A 2008 Department of Labor study that looked at retraining programs involving 160,000 laid-off workers in 12 states concluded, “It appears possible that ultimate gains from participation are small or nonexistent.” A more recent study from the Hamilton Project found that to be successful, retraining programs must be highly targeted at the workers most likely to benefit. In general, that means younger workers with some postsecondary education who are motivated to follow through, and who are able and willing to relocate to places with more job opportunities. Many of the unemployed coal miners of Appalachia do not fit those criteria.

And as this analysis in Vox points out, the bulk of the solar industry is currently concentrated in California, far from areas where most coal workers live. Solar companies are unlikely to pull up stakes and move their businesses to Appalachia—and, on the flipside, people don’t simply migrate en masse to wherever jobs happen to be.

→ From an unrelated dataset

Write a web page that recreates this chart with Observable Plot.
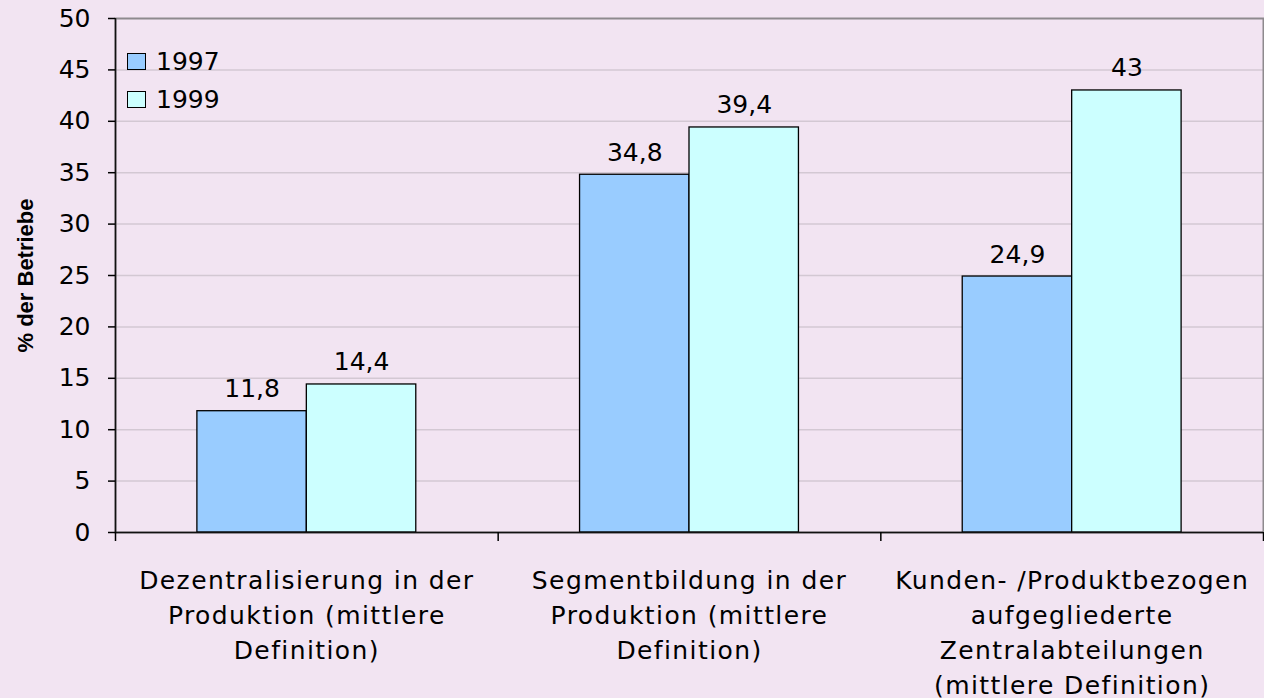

There are other issues as well. In some parts of the U.S., for example, there is already a glut of solar power. The more solar (or wind, or any other power source) is installed, the less valuable it becomes per unit of energy—an economic problem that places a ceiling on how much the solar industry can grow, unless transmission lines are upgraded so that power can be shipped to where it’s most needed.

Of course, not all coal workers need to stay in the energy business. There are plenty of other fast-growing industries hurting for trained workers. Millions of dollars in federal funding are already going toward training former coal workers to become computer programmers, for example. Such jobs have the benefit of being much more mobile. And unlike solar, which will always face competition for market share from many other kinds of power, the demand for coders is likely to remain steady for a long time to come.